Taking the short cut through the saddle, I made it to Private Creek around 9pm. It made a lovely campsite.

I received a Delorme Inreach message from Rani, reminding me the northern light in the evening. Never seen one before, I set up the alarm and reluctantly got out of the tent at 2:30am. And it was cold! I did see the northern light, but I lasted no more than 5 minutes before hurrying back into tent.

Day 5:

Next morning I found that my shoes, put inside the fly, was frozen rock solid. It took more than one hour exposed to the sun for them to unfroze. It just showed how cold it was last night.  By that time I started missing the modern amenities, so I decided to forgo the last two nights at unit 13, and hike out the same day. By my calculation, crossing Muldrow would take roughly three hours and I should have more than enough time to reach Eielson before the last bus leaves.

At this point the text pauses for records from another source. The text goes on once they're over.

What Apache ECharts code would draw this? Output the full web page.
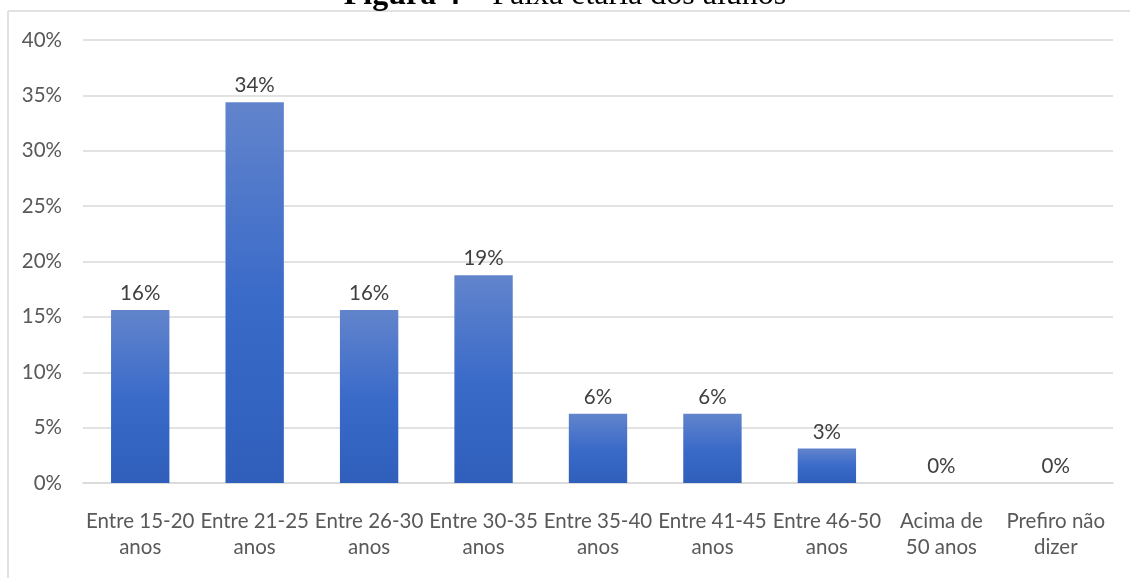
<!DOCTYPE html>
<html>
<head>
<meta charset="utf-8">
<script src="https://cdn.jsdelivr.net/npm/echarts@6/dist/echarts.min.js"></script>
<style>
html,body{margin:0;padding:0;background:#fff;}
#chart{width:1130px;height:578px;}
</style>
</head>
<body>
<div id="chart"></div>
<script>
const categories = ['Entre 15-20\nanos','Entre 21-25\nanos','Entre 26-30\nanos','Entre 30-35\nanos','Entre 35-40\nanos','Entre 41-45\nanos','Entre 46-50\nanos','Acima de\n50 anos','Prefiro não\ndizer'];
const values = [15.625, 34.375, 15.625, 18.75, 6.25, 6.25, 3.125, 0, 0];
const yTicks = [0, 5, 10, 15, 20, 25, 30, 35, 40];
const titleBold = 'Figura 4';
const titleRest = ' – Faixa etária dos alunos';

const chart = echarts.init(document.getElementById('chart'));
const font = 'Lato, "Open Sans", sans-serif';
chart.setOption({
  animation: false,
  grid: {left: 83, right: 17, top: 40, bottom: 95},
  xAxis: {
    type: 'category',
    data: categories,
    axisLine: {lineStyle: {color: '#d9d9d9', width: 1.5}},
    axisTick: {show: false},
    axisLabel: {interval: 0, color: '#595959', fontSize: 20.5, fontFamily: font, lineHeight: 26, margin: 25}
  },
  yAxis: {
    type: 'value',
    min: yTicks[0], max: yTicks[yTicks.length - 1], interval: 5,
    axisLine: {show: false},
    axisTick: {show: false},
    splitLine: {lineStyle: {color: '#d9d9d9', width: 1.5}},
    axisLabel: {formatter: '{value}%', color: '#595959', fontSize: 20.5, fontFamily: font, margin: 21}
  },
  series: [{
    type: 'bar',
    data: values,
    barWidth: '51%',
    itemStyle: {
      color: new echarts.graphic.LinearGradient(0, 0, 0, 1, [
        {offset: 0, color: '#6284cc'},
        {offset: 0.5, color: '#3b6bc9'},
        {offset: 1, color: '#2f5fbb'}
      ])
    },
    label: {
      show: true, position: 'top', distance: 6,
      color: '#404040', fontSize: 20.5, fontFamily: font,
      formatter: p => Math.round(p.value) + '%'
    }
  }],
  graphic: [
    {type: 'line', shape: {x1: 8, y1: 11, x2: 1130, y2: 11}, style: {stroke: '#d9d9d9', lineWidth: 1.5}, silent: true},
    {type: 'line', shape: {x1: 8, y1: 11, x2: 8, y2: 578}, style: {stroke: '#d9d9d9', lineWidth: 1.5}, silent: true},
    {type: 'text', left: 'center', top: -20, z: 10,
      style: {
        text: '{b|' + titleBold + '}' + titleRest,
        font: '32px "Liberation Serif", "Times New Roman", serif',
        fill: '#000',
        rich: {b: {fontWeight: 'bold', fontSize: 32, fontFamily: '"Liberation Serif", serif', fill: '#000'}}
      }
    }
  ]
});
</script>
</body>
</html>
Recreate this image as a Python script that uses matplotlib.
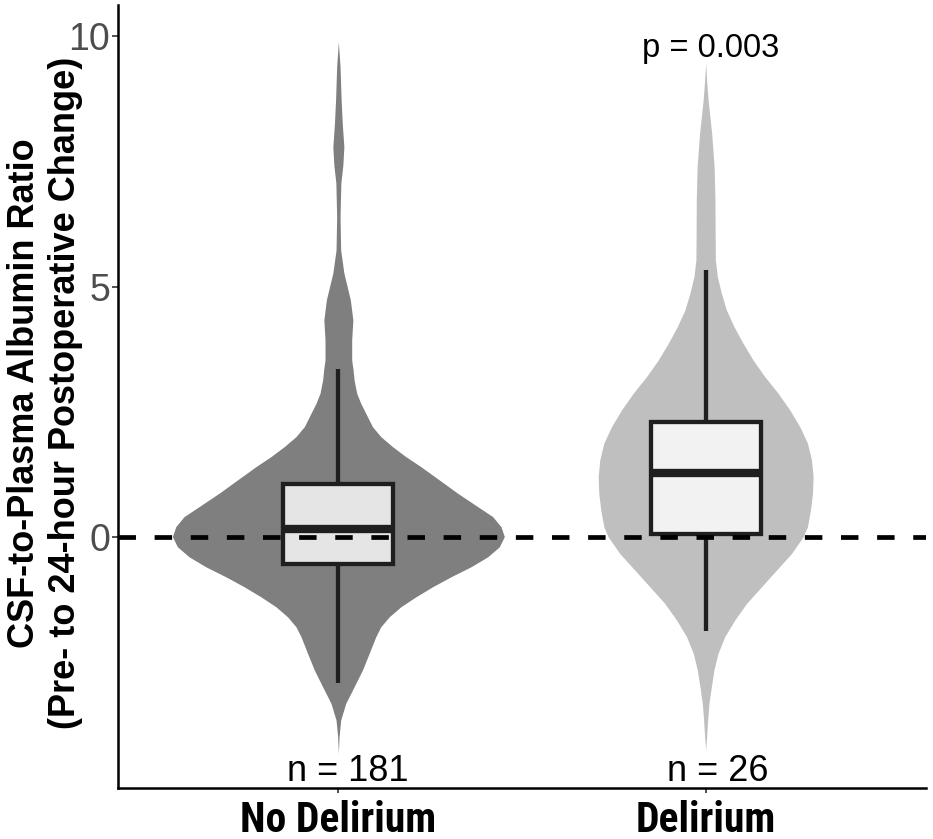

Second time crossing Muldrow turned out to be easier, and I made it out to Glacier Creek at noon. It seemed I had some time to spare, so I decided to hike further into the valley and take a look at the Glacier from another angle. I severely underestimated the distance however. It took me close to two hours to reach there. Thinking the last bus leaves at 7pm, I hurried out. Fortunately terrain wasn’t too rough, and I basically waded through the creek without hesitation for like ten times. I got back to Thorofare River bar at 5pm and to the visitor center at 6:25pm. Apparently the last bus would actually leave at 6:30pm, I hurriedly hopped on the bus, and headed back to WAC.

The bus got to WAC at 10pm and it was already dark. I managed to get a ride to town from a Polish couple from the same bus. Princess Lodge still had a room left so I gladly took it. I haven’t been eating or drinking for 4 hours and was on the verge of collapse. I walked to the Subway, got a $16 sub packed with meat, then head to the liquor store and got a six pack. Lying on hotel bed, eating sub, drinking beer, and watching Pawn Stars, it was a beautiful night.